## start Given data

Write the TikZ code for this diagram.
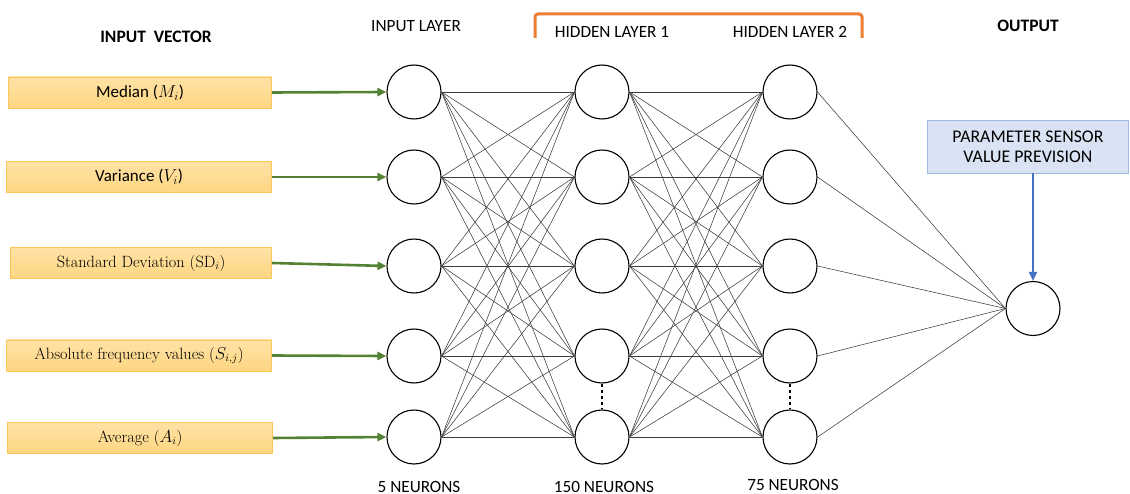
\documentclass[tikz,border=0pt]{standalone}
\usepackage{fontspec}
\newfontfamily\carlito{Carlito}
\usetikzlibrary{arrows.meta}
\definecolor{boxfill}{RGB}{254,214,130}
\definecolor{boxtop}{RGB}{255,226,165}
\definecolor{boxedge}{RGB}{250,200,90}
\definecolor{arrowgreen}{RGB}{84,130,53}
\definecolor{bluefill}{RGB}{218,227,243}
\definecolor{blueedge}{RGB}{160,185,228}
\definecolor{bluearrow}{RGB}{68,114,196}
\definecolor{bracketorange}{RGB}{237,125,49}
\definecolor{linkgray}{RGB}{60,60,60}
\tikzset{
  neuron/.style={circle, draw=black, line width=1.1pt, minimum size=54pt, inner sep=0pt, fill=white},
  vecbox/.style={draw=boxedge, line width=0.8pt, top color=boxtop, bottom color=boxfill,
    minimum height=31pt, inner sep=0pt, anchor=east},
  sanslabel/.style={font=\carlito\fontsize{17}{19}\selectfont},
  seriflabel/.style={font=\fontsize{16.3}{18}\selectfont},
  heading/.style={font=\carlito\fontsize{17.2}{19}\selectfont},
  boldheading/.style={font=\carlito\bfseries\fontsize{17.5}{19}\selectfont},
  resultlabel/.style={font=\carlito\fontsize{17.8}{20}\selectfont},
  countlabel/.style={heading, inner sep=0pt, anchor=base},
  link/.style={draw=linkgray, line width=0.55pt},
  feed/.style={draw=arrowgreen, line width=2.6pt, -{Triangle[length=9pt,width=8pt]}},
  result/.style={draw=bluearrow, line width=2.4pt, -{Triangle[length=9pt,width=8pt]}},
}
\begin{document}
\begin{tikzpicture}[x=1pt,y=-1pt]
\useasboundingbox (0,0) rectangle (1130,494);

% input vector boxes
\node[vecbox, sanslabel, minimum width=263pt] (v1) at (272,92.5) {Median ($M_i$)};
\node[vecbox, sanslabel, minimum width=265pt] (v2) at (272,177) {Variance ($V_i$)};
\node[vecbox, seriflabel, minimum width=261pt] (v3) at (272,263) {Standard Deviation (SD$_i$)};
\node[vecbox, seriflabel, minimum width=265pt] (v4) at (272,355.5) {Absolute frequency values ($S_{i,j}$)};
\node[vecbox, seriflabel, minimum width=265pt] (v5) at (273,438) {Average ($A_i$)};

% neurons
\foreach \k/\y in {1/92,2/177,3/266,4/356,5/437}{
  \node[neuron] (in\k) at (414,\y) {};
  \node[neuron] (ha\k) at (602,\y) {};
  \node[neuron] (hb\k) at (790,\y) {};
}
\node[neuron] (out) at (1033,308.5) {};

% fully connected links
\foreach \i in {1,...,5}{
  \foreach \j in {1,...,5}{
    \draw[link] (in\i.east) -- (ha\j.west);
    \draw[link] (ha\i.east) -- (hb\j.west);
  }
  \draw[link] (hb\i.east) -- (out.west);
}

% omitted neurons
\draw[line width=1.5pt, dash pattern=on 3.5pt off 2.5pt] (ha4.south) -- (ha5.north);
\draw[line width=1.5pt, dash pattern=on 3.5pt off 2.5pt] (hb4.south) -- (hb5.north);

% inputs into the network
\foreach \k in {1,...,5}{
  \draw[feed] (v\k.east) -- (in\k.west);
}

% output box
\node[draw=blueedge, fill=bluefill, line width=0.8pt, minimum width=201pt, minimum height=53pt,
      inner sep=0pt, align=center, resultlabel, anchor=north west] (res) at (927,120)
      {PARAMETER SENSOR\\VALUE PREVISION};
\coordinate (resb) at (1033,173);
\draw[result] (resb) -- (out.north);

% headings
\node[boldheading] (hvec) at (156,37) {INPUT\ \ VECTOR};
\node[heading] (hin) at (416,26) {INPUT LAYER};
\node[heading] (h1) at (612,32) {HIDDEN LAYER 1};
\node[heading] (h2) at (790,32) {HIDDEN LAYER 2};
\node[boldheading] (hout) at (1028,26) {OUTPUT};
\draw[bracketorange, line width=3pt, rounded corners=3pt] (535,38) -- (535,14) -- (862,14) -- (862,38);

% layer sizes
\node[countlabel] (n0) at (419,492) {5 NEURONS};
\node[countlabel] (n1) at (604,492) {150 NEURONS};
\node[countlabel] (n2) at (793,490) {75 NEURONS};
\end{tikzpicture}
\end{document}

## end Given data

### Exercise description
Repeat the lines exactly as they stand, from the opening line of the data through the line with "minimum width=265pt] (v5)". Pictures stay out of the copy.

### Answer for the task
Write the TikZ code for this diagram.
\documentclass[tikz,border=0pt]{standalone}
\usepackage{fontspec}
\newfontfamily\carlito{Carlito}
\usetikzlibrary{arrows.meta}
\definecolor{boxfill}{RGB}{254,214,130}
\definecolor{boxtop}{RGB}{255,226,165}
\definecolor{boxedge}{RGB}{250,200,90}
\definecolor{arrowgreen}{RGB}{84,130,53}
\definecolor{bluefill}{RGB}{218,227,243}
\definecolor{blueedge}{RGB}{160,185,228}
\definecolor{bluearrow}{RGB}{68,114,196}
\definecolor{bracketorange}{RGB}{237,125,49}
\definecolor{linkgray}{RGB}{60,60,60}
\tikzset{
  neuron/.style={circle, draw=black, line width=1.1pt, minimum size=54pt, inner sep=0pt, fill=white},
  vecbox/.style={draw=boxedge, line width=0.8pt, top color=boxtop, bottom color=boxfill,
    minimum height=31pt, inner sep=0pt, anchor=east},
  sanslabel/.style={font=\carlito\fontsize{17}{19}\selectfont},
  seriflabel/.style={font=\fontsize{16.3}{18}\selectfont},
  heading/.style={font=\carlito\fontsize{17.2}{19}\selectfont},
  boldheading/.style={font=\carlito\bfseries\fontsize{17.5}{19}\selectfont},
  resultlabel/.style={font=\carlito\fontsize{17.8}{20}\selectfont},
  countlabel/.style={heading, inner sep=0pt, anchor=base},
  link/.style={draw=linkgray, line width=0.55pt},
  feed/.style={draw=arrowgreen, line width=2.6pt, -{Triangle[length=9pt,width=8pt]}},
  result/.style={draw=bluearrow, line width=2.4pt, -{Triangle[length=9pt,width=8pt]}},
}
\begin{document}
\begin{tikzpicture}[x=1pt,y=-1pt]
\useasboundingbox (0,0) rectangle (1130,494);

% input vector boxes
\node[vecbox, sanslabel, minimum width=263pt] (v1) at (272,92.5) {Median ($M_i$)};
\node[vecbox, sanslabel, minimum width=265pt] (v2) at (272,177) {Variance ($V_i$)};
\node[vecbox, seriflabel, minimum width=261pt] (v3) at (272,263) {Standard Deviation (SD$_i$)};
\node[vecbox, seriflabel, minimum width=265pt] (v4) at (272,355.5) {Absolute frequency values ($S_{i,j}$)};
\node[vecbox, seriflabel, minimum width=265pt] (v5) at (273,438) {Average ($A_i$)};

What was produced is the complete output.